The high level of cloud adoption brings closer and closer to us the day to day problems that were easily solved using on-premises solutions. The data regulations related to data sovereignty and specific region and country regulations like GDPR add an extra complexity layer to the application we are building inside the cloud.
We have an imaginary organization called Osotnoc that is active in Australia, the US, UK and the EU. Each country has strict data regulations that require Osotnoc to store customers data inside each region.
Microsoft Azure has a strong presence in each region, so the team is building a solution on Azure SQL and App Service. The solution is deployed in all 4 regions, fully compliant with all local requirements but pretty expensive. Except for the database and computation layer, 4 different instances of Azure Application Gateways are deployed with WAF on top of them.
Besides this, more than 30% of active users requires access data from other regions. The current solution requires them to specify the tenant/region they want to access during the login step. To have the ability to compare data across regions, they need to log into two separate browsers. It's not a nice UX.

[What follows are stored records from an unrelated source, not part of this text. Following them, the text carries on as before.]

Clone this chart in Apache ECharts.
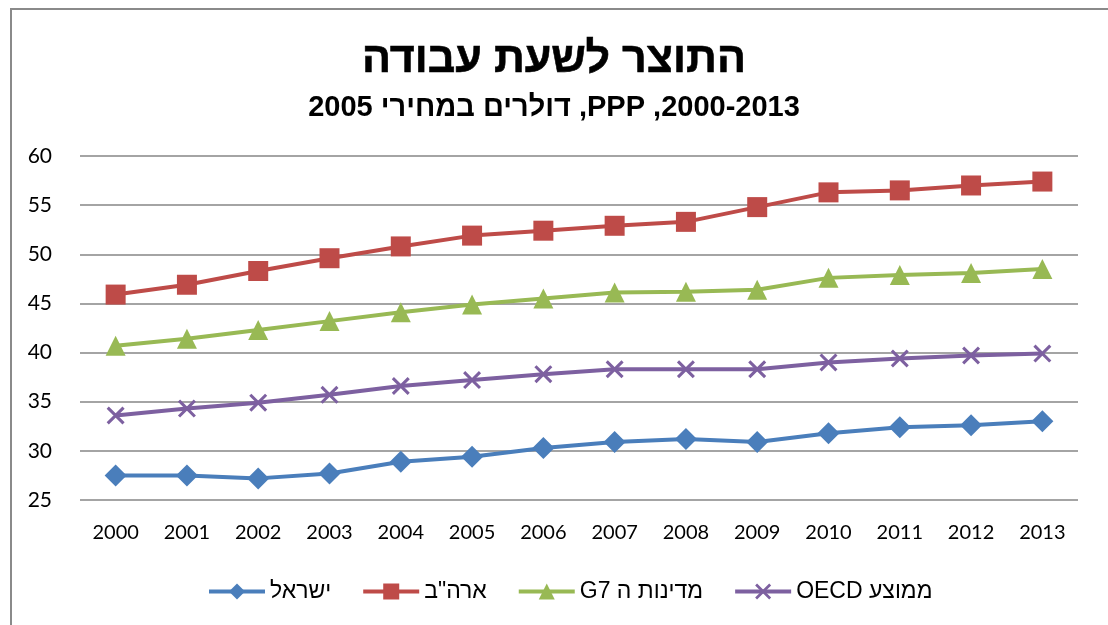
<!DOCTYPE html>
<html>
<head>
<meta charset="utf-8">
<script src="https://cdn.jsdelivr.net/npm/echarts@6/dist/echarts.min.js"></script>
<style>
html,body{margin:0;padding:0;background:#fff;}
#c{width:1108px;height:625px;}
</style>
</head>
<body>
<div id="c" dir="rtl"></div>
<script>
const years = ['2000','2001','2002','2003','2004','2005','2006','2007','2008','2009','2010','2011','2012','2013'];
const israel = [27.5,27.5,27.2,27.7,28.9,29.4,30.3,30.9,31.2,30.9,31.8,32.4,32.6,33.0];
const usa = [45.9,46.9,48.3,49.6,50.8,51.9,52.4,52.9,53.3,54.8,56.3,56.5,57.0,57.4];
const g7 = [40.7,41.4,42.3,43.2,44.1,44.9,45.5,46.1,46.2,46.4,47.6,47.9,48.1,48.5];
const oecd = [33.6,34.3,34.9,35.7,36.6,37.2,37.8,38.3,38.3,38.3,39.0,39.4,39.7,39.9];
const seriesNames = ['ישראל','ארה"ב','מדינות ה G7','ממוצע OECD'];
const titleText = 'התוצר לשעת עבודה';
const subtitleText = '2000-2013, PPP, דולרים במחירי 2005';

const colors = ['#4A7EBB','#BE4B48','#98B954','#7D60A0'];
const xPath = 'path://M0,1.2L1.2,0L10,8.8L8.8,10Z M8.8,0L10,1.2L1.2,10L0,8.8Z';
const font = 'Lato, "Liberation Sans", sans-serif';
const legendFont = '"Liberation Sans", Arial, sans-serif';
const titleFont = '"Liberation Sans", Arial, sans-serif';

const chart = echarts.init(document.getElementById('c'), null, {renderer:'canvas'});
const mk = (name, data, color, symbol, size) => ({
  name, type:'line', data, symbol, symbolSize:size,
  lineStyle:{color, width:4}, itemStyle:{color},
  emphasis:{disabled:true}, animation:false
});
chart.setOption({
  backgroundColor:'#fff',
  title:[
    {text:titleText, left:'center', top:34, textStyle:{fontFamily:titleFont, fontWeight:'bold', fontSize:43, color:'#000', textBorderColor:'#000', textBorderWidth:0.6}},
    {text:subtitleText, left:'center', top:88, textStyle:{fontFamily:titleFont, fontWeight:'bold', fontSize:29, color:'#000'}}
  ],
  grid:{left:80, right:30, top:156, bottom:125},
  legend:{
    bottom:17, left:202, itemWidth:56, itemHeight:20, itemGap:30,
    lineStyle:{width:4},
    textStyle:{fontFamily:legendFont, fontSize:23, color:'#000'},
    data:seriesNames
  },
  xAxis:{
    type:'category', data:years, boundaryGap:true,
    axisLine:{show:false}, axisTick:{show:false},
    axisLabel:{fontFamily:font, fontSize:20, color:'#000', margin:23}
  },
  yAxis:{
    type:'value', min:25, max:60, interval:5,
    axisLine:{show:false}, axisTick:{show:false},
    axisLabel:{fontFamily:font, fontSize:21, color:'#000', margin:28, align:'right'},
    splitLine:{lineStyle:{color:'#868686', width:1.5}}
  },
  graphic:[
    {type:'line', shape:{x1:11, y1:9, x2:11, y2:625}, style:{stroke:'#8a8a8a', lineWidth:2}},
    {type:'line', shape:{x1:10, y1:9, x2:1108, y2:9}, style:{stroke:'#8a8a8a', lineWidth:2}}
  ],
  series:[
    mk(seriesNames[0], israel, colors[0], 'diamond', 22),
    mk(seriesNames[1], usa, colors[1], 'rect', 20),
    mk(seriesNames[2], g7, colors[2], 'triangle', 20),
    mk(seriesNames[3], oecd, colors[3], xPath, 18)
  ]
});
</script>
</body>
</html>
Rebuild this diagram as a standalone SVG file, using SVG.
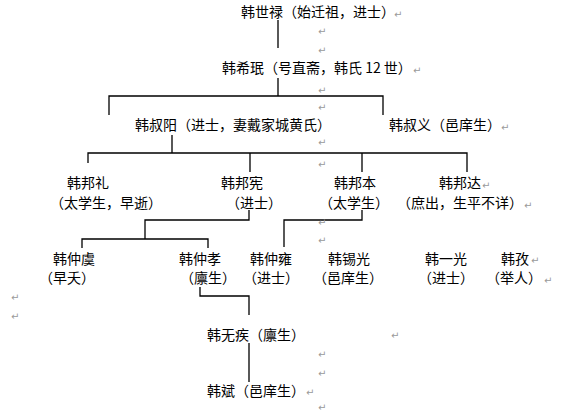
<svg xmlns="http://www.w3.org/2000/svg" width="565" height="412" viewBox="0 0 565 412">
<style>
.t{font-family:"Noto Sans CJK SC","Liberation Sans",sans-serif;font-size:14px;fill:#000}
.m{font-family:"DejaVu Sans",sans-serif;font-size:10px;fill:#9a9a9a}
.c{fill:none;stroke:#000;stroke-width:1.3}
</style>
<rect width="565" height="412" fill="#fff"/>
<g id="connectors" class="c">
<path d="M278 20V48M278 78V96"/>
<path d="M109 115V96H383V115"/>
<path d="M172 135V153M88 163V153H467V172M250 153V172M362 153V172"/>
<path d="M249 210V220H145V239M82 248V239H208V248"/>
<path d="M362 210V220H284V247"/>
<path d="M200 287V296H249V315M249 343V382"/>
</g>
<g id="n-shilu"><text class="t" x="241" y="17">韩世禄（始迁祖，进士）</text></g>
<g id="n-ximin"><text class="t" x="222" y="73">韩希珉（号直斋，韩氏 12 世）</text></g>
<g id="n-shuyang"><text class="t" x="135" y="130">韩叔阳（进士，妻戴家城黄氏）</text></g>
<g id="n-shuyi"><text class="t" x="389" y="130">韩叔义（邑庠生）</text></g>
<g id="n-bangli"><text class="t" x="67" y="188">韩邦礼</text><text class="t" x="50" y="208">（太学生，早逝）</text></g>
<g id="n-bangxian"><text class="t" x="221" y="188">韩邦宪</text><text class="t" x="226" y="208">（进士）</text></g>
<g id="n-bangben"><text class="t" x="334" y="188">韩邦本</text><text class="t" x="319" y="208">（太学生）</text></g>
<g id="n-bangda"><text class="t" x="439" y="188">韩邦达</text><text class="t" x="397" y="208">（庶出，生平不详）</text></g>
<g id="n-zhongyu"><text class="t" x="53" y="264">韩仲虞</text><text class="t" x="39" y="283">（早夭）</text></g>
<g id="n-zhongxiao"><text class="t" x="179" y="264">韩仲孝</text><text class="t" x="180" y="283">（廪生）</text></g>
<g id="n-zhongyong"><text class="t" x="250" y="264">韩仲雍</text><text class="t" x="243" y="283">（进士）</text></g>
<g id="n-xiguang"><text class="t" x="328" y="264">韩锡光</text><text class="t" x="313" y="283">（邑庠生）</text></g>
<g id="n-yiguang"><text class="t" x="425" y="264">韩一光</text><text class="t" x="418" y="283">（进士）</text></g>
<g id="n-zi"><text class="t" x="501" y="264">韩孜</text><text class="t" x="486" y="283">（举人）</text></g>
<g id="n-wuji"><text class="t" x="207" y="340">韩无疾（廪生）</text></g>
<g id="n-bin"><text class="t" x="207" y="396">韩斌（邑庠生）</text></g>
<g id="marks" class="m">
<text x="394" y="18">↵</text>
<text x="318" y="35">↵</text>
<text x="318" y="54">↵</text>
<text x="413" y="74">↵</text>
<text x="318" y="94">↵</text>
<text x="318" y="111">↵</text>
<text x="501" y="131">↵</text>
<text x="318" y="146">↵</text>
<text x="318" y="168">↵</text>
<text x="482" y="189">↵</text>
<text x="524" y="209">↵</text>
<text x="318" y="226">↵</text>
<text x="318" y="244">↵</text>
<text x="531" y="264">↵</text>
<text x="544" y="284">↵</text>
<text x="11" y="301">↵</text>
<text x="11" y="320">↵</text>
<text x="391" y="339">↵</text>
<text x="318" y="358">↵</text>
<text x="318" y="377">↵</text>
<text x="306" y="396">↵</text>
<text x="318" y="411">↵</text>
</g>
</svg>
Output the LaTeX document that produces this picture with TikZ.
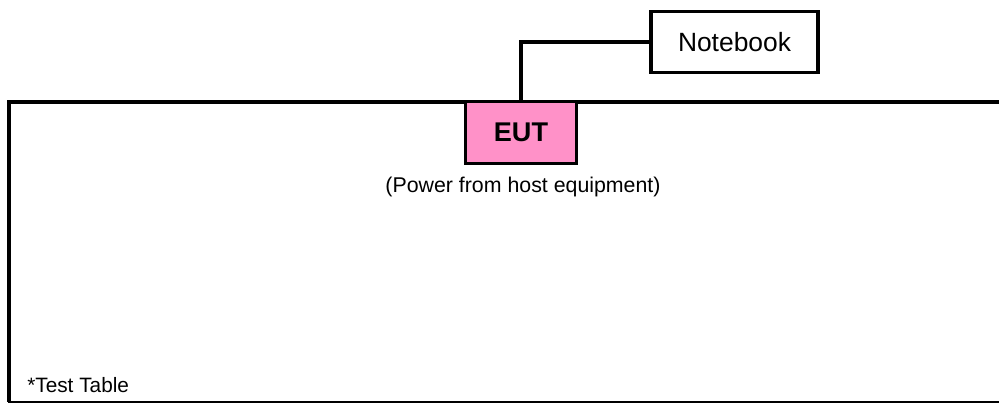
\documentclass[tikz,border=0pt]{standalone}
\usepackage{fontspec}
\setmainfont{Liberation Sans}
\usetikzlibrary{positioning}
\definecolor{eutpink}{HTML}{FF91C8}
\tikzset{
	box/.style={draw, line width=2.6pt, minimum width=111pt*0.75, minimum height=62pt*0.75, inner sep=0pt},
	link/.style={line width=2.4pt}
}
\begin{document}
\begin{tikzpicture}[x=0.75pt, y=-0.75pt, line join=miter, font=\fontsize{15.6}{18}\selectfont]
	\def\xmin{0} \def\xmax{999} \def\ymin{0} \def\ymax{405}
	\useasboundingbox (\xmin,\ymin) rectangle (\xmax,\ymax);
	\begin{scope}
		\clip (\xmin,\ymin) rectangle (\xmax,\ymax);
		\draw[line width=2.6pt] (1010,102)--(9,102)--(9,402);
		\draw[line width=1.8pt] (7.5,402)--(1010,402);
	\end{scope}
	\node[box, fill=eutpink, font=\fontsize{20.3}{22}\selectfont\bfseries] (eut) at (521,132.5) {EUT};
	\node[box, fill=white, minimum width=167pt*0.75, minimum height=61.5pt*0.75, font=\fontsize{19.8}{22}\selectfont] (nb) at (734.5,42) {Notebook};
	\draw[link] (eut.north) |- (nb.west);
	\node[font=\fontsize{16}{18}\selectfont] (power) at (523,187) {(Power from host equipment)};
	\node[anchor=west, inner sep=0pt] (table) at (27,385) {*Test Table};
\end{tikzpicture}
\end{document}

But what if we could make the solution more simple? The local data requirements are mainly referring to the data storage layer and not to the computation. Meaning that nobody stops us from getting content from repositories that are from different regions.
One way to do this is to use the sharding capability of Azure SQL Database and the Shard Map Manager. This would enable the application layer to have the ability to manage from which shard (DB) to connect. It allows users to run the same query across multiple regions (shards) and display them on the UI.
The solution works pretty well, but some logic needs to be handled at the application layer. It is not complicated, but an extra effort is required to support this. The good thing is that we have support for .NET and Java, the ShartMapManager, part of the Elastic Database package that can be used with success for this purpose.
There is an impact on latency when you need to load content from databases that are in a different region, but you can provide a better experience for users in this way. It's a good tradeof that you can do.
Depending on the regulations and the user patterns, you could even add a cache layer in each region for data that is often accessed. A cache is not seen as long term storage, and you are allowed to use it in specific situations, depending on the content type and the level of encryption that you use. The downside with a cache solution is that they are one of the weakest parts of a system. The security layer exists but is not their main straight. In the end in most of the cases a CDN or a remote cache it is used for non-sensitive content.
In both cases (CDN or cache) you need to have content full encrypted, the encryption key stored in EU and clear procedures related to how you manage data and what kind of actions you take.
What you need to take into account from data compliance and GDPR point of view:
- Processing EU citizen data outside the EU region is allowed as long as the encryption key is stored in EU. Special conditions are required to be allowed to do something like this
- A encrypted cache outside EU can be used, but content needs to be encrypted and additional technical and organizational measures needs to be taken.